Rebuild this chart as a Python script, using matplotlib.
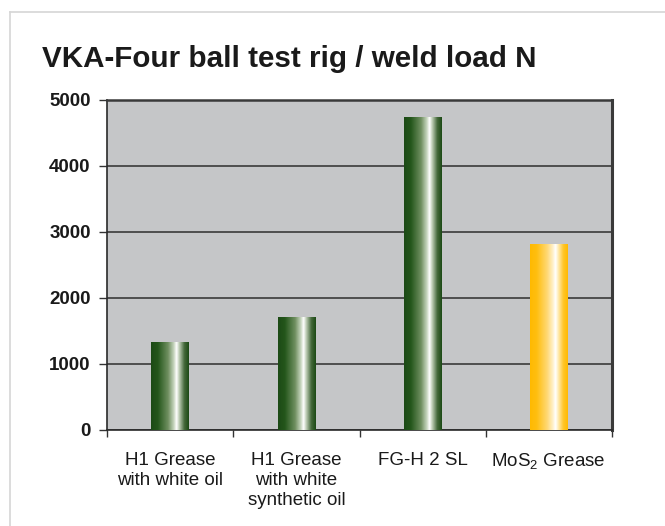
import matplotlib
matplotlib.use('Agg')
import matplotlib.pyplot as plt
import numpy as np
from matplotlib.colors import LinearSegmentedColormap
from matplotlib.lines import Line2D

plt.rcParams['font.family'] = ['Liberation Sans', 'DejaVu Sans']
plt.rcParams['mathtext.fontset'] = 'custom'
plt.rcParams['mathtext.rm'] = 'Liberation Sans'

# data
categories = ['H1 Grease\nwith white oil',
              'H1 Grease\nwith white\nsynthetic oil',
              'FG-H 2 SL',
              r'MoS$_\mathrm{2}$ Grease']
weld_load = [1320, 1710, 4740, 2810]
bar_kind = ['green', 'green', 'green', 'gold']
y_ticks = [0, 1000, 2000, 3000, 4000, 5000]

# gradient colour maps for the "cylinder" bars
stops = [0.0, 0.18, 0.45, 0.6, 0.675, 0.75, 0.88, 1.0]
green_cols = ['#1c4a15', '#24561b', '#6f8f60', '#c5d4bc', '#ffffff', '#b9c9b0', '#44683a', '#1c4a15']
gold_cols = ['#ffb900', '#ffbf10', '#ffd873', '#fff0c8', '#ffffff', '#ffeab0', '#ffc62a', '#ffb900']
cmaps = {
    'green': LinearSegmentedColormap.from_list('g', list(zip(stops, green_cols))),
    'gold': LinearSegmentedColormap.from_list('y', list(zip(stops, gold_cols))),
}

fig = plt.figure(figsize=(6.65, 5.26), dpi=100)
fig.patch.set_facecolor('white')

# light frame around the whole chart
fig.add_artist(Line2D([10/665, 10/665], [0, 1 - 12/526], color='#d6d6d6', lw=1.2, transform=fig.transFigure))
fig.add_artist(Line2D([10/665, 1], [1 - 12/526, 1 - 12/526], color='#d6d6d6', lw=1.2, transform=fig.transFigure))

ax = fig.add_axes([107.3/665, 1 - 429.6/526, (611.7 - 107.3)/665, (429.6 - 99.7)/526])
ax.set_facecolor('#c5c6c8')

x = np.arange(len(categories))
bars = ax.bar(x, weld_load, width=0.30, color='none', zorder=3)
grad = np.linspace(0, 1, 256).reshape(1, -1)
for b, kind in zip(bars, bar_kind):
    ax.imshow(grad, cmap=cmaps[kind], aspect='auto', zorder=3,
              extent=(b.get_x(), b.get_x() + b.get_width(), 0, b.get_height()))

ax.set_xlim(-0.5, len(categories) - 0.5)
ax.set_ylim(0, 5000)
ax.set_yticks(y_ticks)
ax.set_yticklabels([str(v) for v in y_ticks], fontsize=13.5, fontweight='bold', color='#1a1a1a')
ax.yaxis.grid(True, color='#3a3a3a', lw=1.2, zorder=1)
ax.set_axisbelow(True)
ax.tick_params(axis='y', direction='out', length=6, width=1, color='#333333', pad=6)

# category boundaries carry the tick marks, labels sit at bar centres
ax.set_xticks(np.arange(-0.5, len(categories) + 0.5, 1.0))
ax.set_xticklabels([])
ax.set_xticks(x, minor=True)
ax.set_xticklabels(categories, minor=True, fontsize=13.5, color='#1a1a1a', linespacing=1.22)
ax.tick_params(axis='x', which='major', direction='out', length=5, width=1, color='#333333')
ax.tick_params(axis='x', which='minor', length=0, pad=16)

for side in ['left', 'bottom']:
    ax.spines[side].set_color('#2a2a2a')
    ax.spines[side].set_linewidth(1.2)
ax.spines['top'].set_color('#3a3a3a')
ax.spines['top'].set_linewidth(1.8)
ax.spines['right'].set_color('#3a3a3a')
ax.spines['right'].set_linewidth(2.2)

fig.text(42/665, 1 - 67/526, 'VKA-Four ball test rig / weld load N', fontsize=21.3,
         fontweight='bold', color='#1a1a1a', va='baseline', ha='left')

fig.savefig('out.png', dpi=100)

:: GOAL ::
Pictures are excluded; extract exactly the lines from the start of the data through the line that holds "y_ticks = [0, 1000, 2000, 3000, 4000, 5000]", both ends included.

:: ANSWER TO THIS EXERCISE ::
Rebuild this chart as a Python script, using matplotlib.
import matplotlib
matplotlib.use('Agg')
import matplotlib.pyplot as plt
import numpy as np
from matplotlib.colors import LinearSegmentedColormap
from matplotlib.lines import Line2D

plt.rcParams['font.family'] = ['Liberation Sans', 'DejaVu Sans']
plt.rcParams['mathtext.fontset'] = 'custom'
plt.rcParams['mathtext.rm'] = 'Liberation Sans'

# data
categories = ['H1 Grease\nwith white oil',
              'H1 Grease\nwith white\nsynthetic oil',
              'FG-H 2 SL',
              r'MoS$_\mathrm{2}$ Grease']
weld_load = [1320, 1710, 4740, 2810]
bar_kind = ['green', 'green', 'green', 'gold']
y_ticks = [0, 1000, 2000, 3000, 4000, 5000]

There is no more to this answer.